The girl from gym class, Claire, looked up at me through her huge glasses. Then she looked down at the pink sweater I offered her as if she’d never seen it before in her life, despite the fact that it had slipped from the strap of her backpack where she’d stashed it.

“No, seriously,” I said, trying not to be sarcastic. “No need to thank me.”

She glanced around at the other students that passed us by, then she stuck one hand out, snatching the sweater so quickly I barely had time to let go. “Thanks,” she whispered almost too low for me to hear.

“You shouldn’t let girls like Elizabeth tell you what to do,” I said.

She didn’t answer as she hugged the sweater to her chest, her eyes still on the floor. I shook my head as she scurried away. I didn’t understand why Claire would let other people control her like that.

My shoulder slammed suddenly into the concrete wall, sending my books flying across the floor as streams of pain radiated down my arm.

“Freak,” the tall guy who had knocked me into the wall muttered. He shot me a disgusted look before continuing down the hall.

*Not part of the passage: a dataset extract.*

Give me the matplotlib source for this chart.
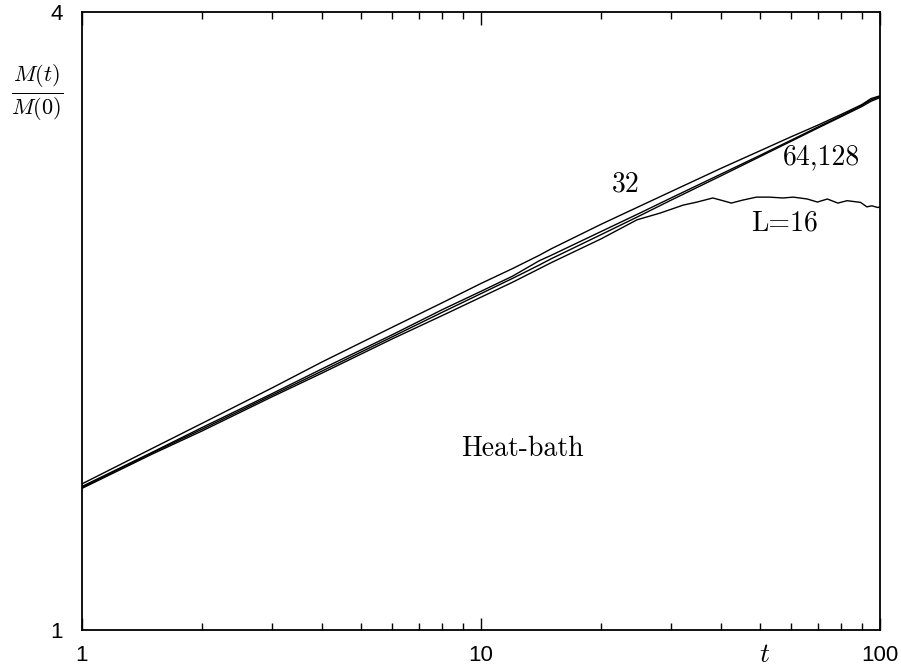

No one stopped to see if I was okay or offered to pick up my books. Most of them looked away when I glanced around the hall. I gasped at the pain in my shoulder, rubbing it gently as I straightened back up.

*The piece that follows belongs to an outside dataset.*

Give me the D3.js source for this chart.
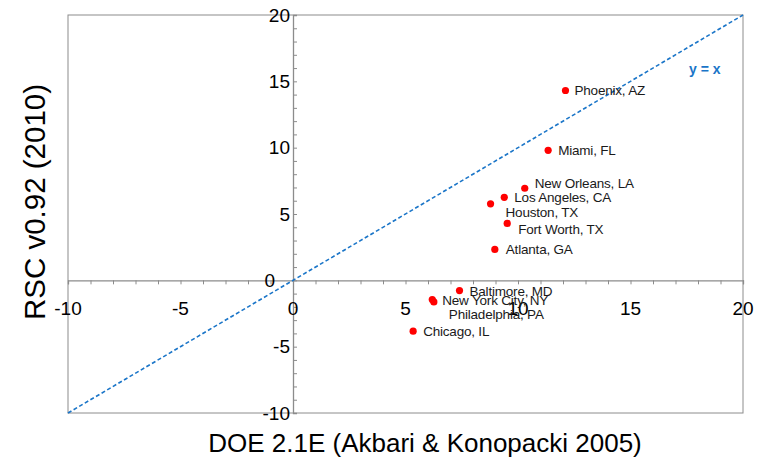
<!DOCTYPE html>
<html><head><meta charset="utf-8">
<script src="https://cdn.jsdelivr.net/npm/d3@7"></script>
<style>body{margin:0;background:#fff}svg{display:block}text{font-family:Arial,"Liberation Sans",sans-serif}</style>
</head><body><svg id="c" width="759" height="467"></svg>
<script>
const cities = ["Phoenix, AZ","Miami, FL","New Orleans, LA","Los Angeles, CA","Houston, TX","Fort Worth, TX","Atlanta, GA","Baltimore, MD","New York City, NY","Philadelphia, PA","Chicago, IL"];
const doeValues = [12.11, 11.34, 10.30, 9.39, 8.78, 9.52, 8.97, 7.40, 6.19, 6.26, 5.34];
const rscValues = [14.31, 9.80, 6.94, 6.26, 5.77, 4.29, 2.33, -0.77, -1.45, -1.63, -3.83];
const xTicks = [-10, -5, 0, 5, 10, 15, 20];
const yTicks = [-10, -5, 0, 5, 10, 15, 20];
const xTitle = "DOE 2.1E (Akbari & Konopacki 2005)";
const yTitle = "RSC v0.92 (2010)";
const lineLabel = "y = x";
// label offsets (layout only)
const labelDx = [9, 10, 10, 10, 15, 11, 11, 10, 10, 15, 10];
const labelDy = [0, 0, -5, 0, 8, 6, 0, 1, 1, 12, 0];

const svg = d3.select("#c");
const L = 68, R = 743, T = 15, B = 413;
const x = d3.scaleLinear().domain([-10, 20]).range([L, R]);
const y = d3.scaleLinear().domain([-10, 20]).range([B, T]);
const grey = "#8c8c8c";

// plot box
svg.append("rect").attr("x", L).attr("y", T).attr("width", R - L).attr("height", B - T)
  .attr("fill", "none").attr("stroke", grey).attr("stroke-width", 1);

// x axis through y=0, minor ticks every 1
const xAxis = d3.axisBottom(x).tickValues(d3.range(-10, 21, 1)).tickSize(4).tickFormat("");
const gx = svg.append("g").attr("transform", `translate(0,${y(0)})`).call(xAxis);
gx.select(".domain").attr("stroke", grey).attr("stroke-width", 1.3);
gx.selectAll(".tick line").attr("stroke", grey);
// y axis through x=0, ticks to right
const yAxis = d3.axisRight(y).tickValues(d3.range(-10, 21, 1)).tickSize(4).tickFormat("");
const gy = svg.append("g").attr("transform", `translate(${x(0)},0)`).call(yAxis);
gy.select(".domain").attr("stroke", grey).attr("stroke-width", 1.3);
gy.selectAll(".tick line").attr("stroke", grey);

// tick labels
svg.append("g").selectAll("text").data(xTicks).join("text")
  .attr("x", d => x(d)).attr("y", y(0) + 35).attr("text-anchor", "middle")
  .attr("font-size", 19).attr("fill", "#000").text(d => d);
svg.append("g").selectAll("text").data(yTicks).join("text")
  .attr("x", d => d === 0 ? x(0) - 18 : x(0) - 3).attr("y", d => y(d)).attr("dy", "0.35em")
  .attr("text-anchor", "end").attr("font-size", 19).attr("fill", "#000").text(d => d);

// y = x line
const line = d3.line().x(d => x(d)).y(d => y(d));
svg.append("path").datum([-10, 20]).attr("d", line)
  .attr("stroke", "#1a75c8").attr("stroke-width", 1.6).attr("stroke-dasharray", "4,2.5").attr("fill", "none");
svg.append("text").attr("x", x(18.3)).attr("y", y(15.9)).attr("dy", "0.35em")
  .attr("text-anchor", "middle").attr("font-size", 14).attr("font-weight", "bold")
  .attr("fill", "#1a75c8").text(lineLabel);

// points
const idx = d3.range(cities.length);
svg.append("g").selectAll("circle").data(idx).join("circle")
  .attr("cx", i => x(doeValues[i])).attr("cy", i => y(rscValues[i])).attr("r", 3.6).attr("fill", "#ff0000");
svg.append("g").selectAll("text").data(idx).join("text")
  .attr("x", i => x(doeValues[i]) + labelDx[i]).attr("y", i => y(rscValues[i]) + labelDy[i]).attr("dy", "0.35em")
  .attr("font-size", 13.5).attr("fill", "#1a1a1a").attr("letter-spacing", "-0.2").text(i => cities[i]);

// titles
svg.append("text").attr("x", 425).attr("y", 452).attr("text-anchor", "middle")
  .attr("font-size", 26).attr("fill", "#000").text(xTitle);
svg.append("text").attr("transform", "translate(45,202) rotate(-90)").attr("text-anchor", "middle")
  .attr("font-size", 29.5).attr("fill", "#000").text(yTitle);
</script></body></html>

The guy did not look familiar at all. Why he would have a problem with me was a mystery.

But then, a lot of things going on around here were a mystery.

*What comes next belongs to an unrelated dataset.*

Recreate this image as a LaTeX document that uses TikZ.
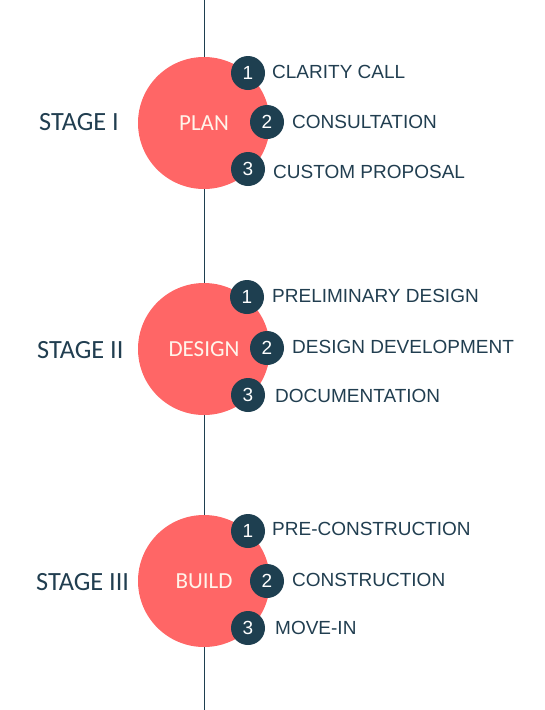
\documentclass[tikz,border=0pt]{standalone}
\usepackage{fontspec}
\setmainfont{Liberation Sans}
\newfontfamily\carlito{Carlito}
\definecolor{coral}{HTML}{FF6666}
\definecolor{navy}{HTML}{1E3F50}
\definecolor{txt}{HTML}{213E50}
\definecolor{cream}{HTML}{FFF4EA}
\begin{document}
\begin{tikzpicture}[x=1pt,y=-1pt,
  bigc/.style={circle,fill=coral,minimum size=132pt,inner sep=0pt,text=cream,font=\carlito\fontsize{23}{26}\selectfont},
  numc/.style={circle,fill=navy,minimum size=34pt,inner sep=0pt,text=white,font=\fontsize{19}{21}\selectfont},
  item/.style={anchor=west,inner sep=0pt,text=txt,font=\fontsize{19}{21}\selectfont},
  stagelbl/.style={anchor=west,inner sep=0pt,text=txt,font=\carlito\fontsize{26.3}{29}\selectfont}]
\useasboundingbox (0,0) rectangle (544,710);
\coordinate (top) at (204,0);
\coordinate (bot) at (204,710);
\draw[navy,line width=1pt] (top) -- (bot);
% Stage I
\node[bigc] (c1) at (204,123) {PLAN};
\node[numc] (n11) at (248,73) {1};
\node[numc] (n12) at (267,122) {2};
\node[numc] (n13) at (248,169) {3};
\node[item] (t11) at (272,72) {CLARITY CALL};
\node[item] (t12) at (292,122) {CONSULTATION};
\node[item] (t13) at (273,172) {CUSTOM PROPOSAL};
\node[stagelbl] (s1) at (39,122) {STAGE I};
% Stage II
\node[bigc] (c2) at (204,349) {DESIGN};
\node[numc] (n21) at (247,297) {1};
\node[numc] (n22) at (267,348) {2};
\node[numc] (n23) at (248,395) {3};
\node[item] (t21) at (272,296) {PRELIMINARY DESIGN};
\node[item] (t22) at (292,347) {DESIGN DEVELOPMENT};
\node[item] (t23) at (275,396) {DOCUMENTATION};
\node[stagelbl] (s2) at (37,350) {STAGE II};
% Stage III
\node[bigc] (c3) at (204,581) {BUILD};
\node[numc] (n31) at (248,531) {1};
\node[numc] (n32) at (267,581) {2};
\node[numc] (n33) at (248,628) {3};
\node[item] (t31) at (272,529) {PRE-CONSTRUCTION};
\node[item] (t32) at (292,580) {CONSTRUCTION};
\node[item] (t33) at (275,628) {MOVE-IN};
\node[stagelbl] (s3) at (36,582) {STAGE III};
\end{tikzpicture}
\end{document}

I hurried through the lunch line as quickly as I could and found an empty table in a corner of the cafeteria. The room hummed with activity from other students eating and laughing and talking, but I wanted to be invisible for a little while.

It didn’t take long for me to be discovered.

“There you are. Hiding out?” Dylan asked.

“Um,” I said, feeling a little embarrassed. Dylan always looked so put together and confident, how could he understand my need to not exist for a little while? “Not really,” I lied. “This table has the best view.” I gestured toward the plate glass windows along the front of the cafeteria that looked out at the tree-lined street and houses across from the school.

Dylan sat down and dug into the food loaded on his tray, eating as if he hadn’t had anything in days.

“Sorry,” he said, swallowing a mouthful of food when he noticed me watching. “I’m starving today.”

“No problem,” I said and scooped up some mashed potatoes on my fork.

Some people in life couldn’t tell when another person wanted to be left alone. Dylan seemed to be one of them. “How do you like school so far?” he asked me.

“Fine. It’s school, I guess.”

“I’ll bet you miss your friends back home.”

I stirred my fork through my potatoes. Mom’s cancer had taken away my time spent hanging out and going to the movies, and eventually, at the end, I had no contact with anyone other than her doctors and nurses. There weren’t exactly any friends left to miss.

“Sorry,” Dylan said in a quieter voice. “I’m sure friends are the least of the people you miss.”

The truth was, I did miss my friends. I missed being just another kid, with no worries outside of what to wear on date night or what great movies were coming out next. I had drowned when my entire world became engulfed in Mom’s cancer and I hadn’t even begun to kick my way back to the surface.